Manifesto for olfactory-acoustic sculpture
(A guide to creating uncomfortable questions)
As humans, we like to think we know. The expression ‘I know’ is comfortable to say. Not knowing is uncomfortable. Not knowing is the beginning of a useful problem.
I create questions that cannot be dispatched, or rendered pointless, with an ‘I know.’ This is an expression that kills questions; it is the antithesis of creativity or progress.
Our primary sense of vision must be stepped aside from in order to move away from all the ‘I knows.’ The visual world is saturated with facile symbolism that is easily recognised and talked about ‘knowingly.’ Vision is full of ‘I know.’
The visual elements of my work are framing devices, plinths holding up the work to enable it to be experienced, notations formed from research. My sculpture fills space with volumes of sound and smell.
Noise is a sound yet to be placed within language. The distinction between noise and sound is entirely dependent on knowledge. Often the noises in my acoustic compositions are animal calls. Those who study bioacoustics might recognise them, and know them as sounds.
Smell must make you stop and think. Perfume refers to a smell that has been classified by language. The isolated olfactory molecules, or ‘notes’, of my compositions are unfamiliar and lie outside of language.

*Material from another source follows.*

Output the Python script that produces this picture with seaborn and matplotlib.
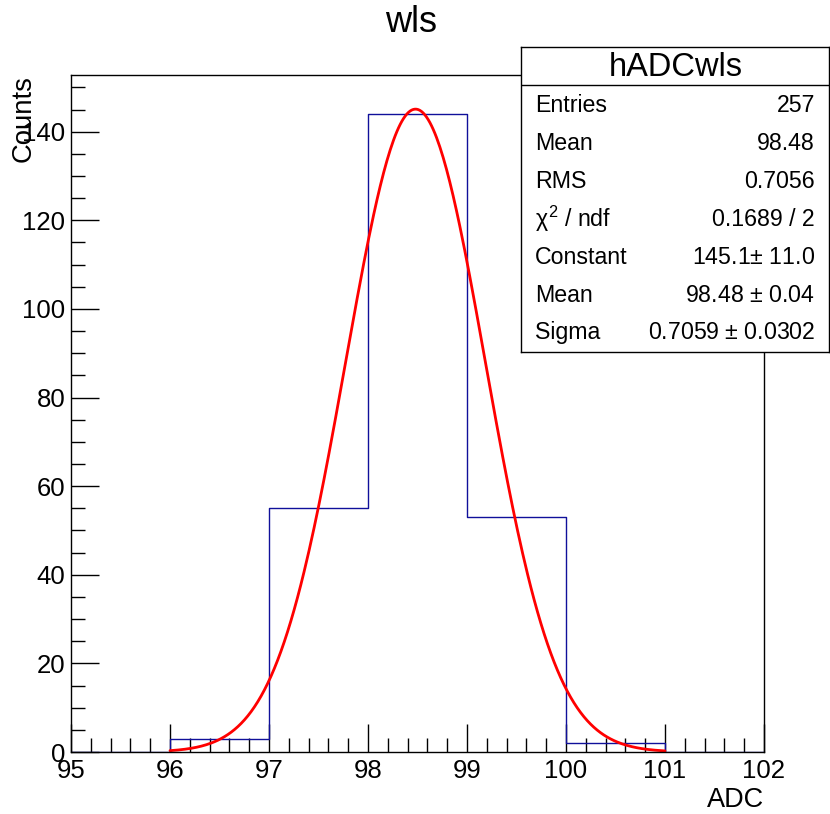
import matplotlib
matplotlib.use('Agg')
import matplotlib.pyplot as plt
import numpy as np
import pandas as pd
import seaborn as sns

# histogram hADCwls
bin_edges = [95, 96, 97, 98, 99, 100, 101, 102]
counts = [0, 3, 55, 144, 53, 2, 0]

# gaussian fit parameters (from the stats box)
fit_const = 145.1
fit_mean = 98.48
fit_sigma = 0.7059
fit_range = [96, 101]

stats_rows = [
    ('Entries', '257'),
    ('Mean', '98.48'),
    ('RMS', '0.7056'),
    (r'$\chi^{2}$ / ndf', '0.1689 / 2'),
    ('Constant', '145.1$\\pm$ 11.0'),
    ('Mean', '98.48 $\\pm$ 0.04'),
    ('Sigma', '0.7059 $\\pm$ 0.0302'),
]

sns.set_style('ticks')
plt.rcParams['font.family'] = ['Liberation Sans', 'DejaVu Sans']
plt.rcParams['mathtext.fontset'] = 'custom'
plt.rcParams['mathtext.rm'] = 'Liberation Sans'
plt.rcParams['mathtext.it'] = 'Liberation Sans'
for k in ['text.color', 'axes.labelcolor', 'xtick.color', 'ytick.color', 'axes.edgecolor']:
    plt.rcParams[k] = 'black'

W, H = 830, 814
fig = plt.figure(figsize=(W / 100, H / 100), dpi=100)
ax = fig.add_axes([71 / W, 1 - 752 / H, (764 - 71) / W, (752 - 75) / H])

centers = [(a + b) / 2 for a, b in zip(bin_edges[:-1], bin_edges[1:])]
df = pd.DataFrame({'ADC': centers, 'Counts': counts})
sns.histplot(data=df, x='ADC', weights='Counts', bins=bin_edges, element='step',
             fill=False, color='#10109a', linewidth=1, ax=ax)

xs = np.linspace(fit_range[0], fit_range[1], 300)
fit_df = pd.DataFrame({'x': xs, 'y': fit_const * np.exp(-0.5 * ((xs - fit_mean) / fit_sigma) ** 2)})
sns.lineplot(data=fit_df, x='x', y='y', color='red', linewidth=2, ax=ax)

ax.set_xlim(95, 102)
ax.set_ylim(0, 152.8)
ax.set_xlabel('')
ax.set_ylabel('')
ax.set_xticks(range(95, 103))
ax.set_xticks(np.arange(95, 102.01, 0.2), minor=True)
ax.set_yticks(range(0, 141, 20))
ax.set_yticks(range(0, 151, 5), minor=True)
ax.tick_params(which='both', direction='in', top=False, right=False, labelsize=18.5, color='black')
ax.tick_params(which='major', length=20, width=1)
ax.tick_params(which='minor', length=10, width=1)
ax.tick_params(axis='x', pad=5)
ax.tick_params(axis='y', pad=4)
for s in ax.spines.values():
    s.set_visible(True)
    s.set_color('black')
    s.set_linewidth(1)

fig.text(411 / W, 1 - 22 / H, 'wls', ha='center', va='center', fontsize=26)
fig.text(24 / W, 1 - 75 / H, 'Counts', rotation=90, ha='center', va='top', fontsize=19.8)
fig.text(764 / W, 1 - 800 / H, 'ADC', ha='right', va='center', fontsize=19.5)

# stats box
bx0, by0, bx1, by1 = 521, 47, 829, 352
box = fig.add_axes([bx0 / W, 1 - by1 / H, (bx1 - bx0) / W, (by1 - by0) / H], zorder=5)
box.set_xticks([])
box.set_yticks([])
box.set_xlim(bx0, bx1)
box.set_ylim(by1, by0)
box.set_facecolor('white')
for s in box.spines.values():
    s.set_color('black')
    s.set_linewidth(1)
box.axhline(85, color='black', linewidth=1)
box.text((bx0 + bx1) / 2 + 0.5, 68, 'hADCwls', ha='center', va='center', fontsize=23.5)
for i, (name, val) in enumerate(stats_rows):
    y = 106 + i * 37.8
    box.text(535, y, name, ha='left', va='center', fontsize=16.7)
    box.text(815, y, val, ha='right', va='center', fontsize=16.7)

fig.savefig('out.png', dpi=100)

Neither my sound nor my smell compositions respond to, or are defined by, linguistic references. They are outside of assumptions.
My titles are not descriptive; they are material and tactile elements of the composition and serve to frame the work. They are coordinates; they set the key for the register of perception. The elements of my sculptures create scenarios where perception tests the limit of knowledge.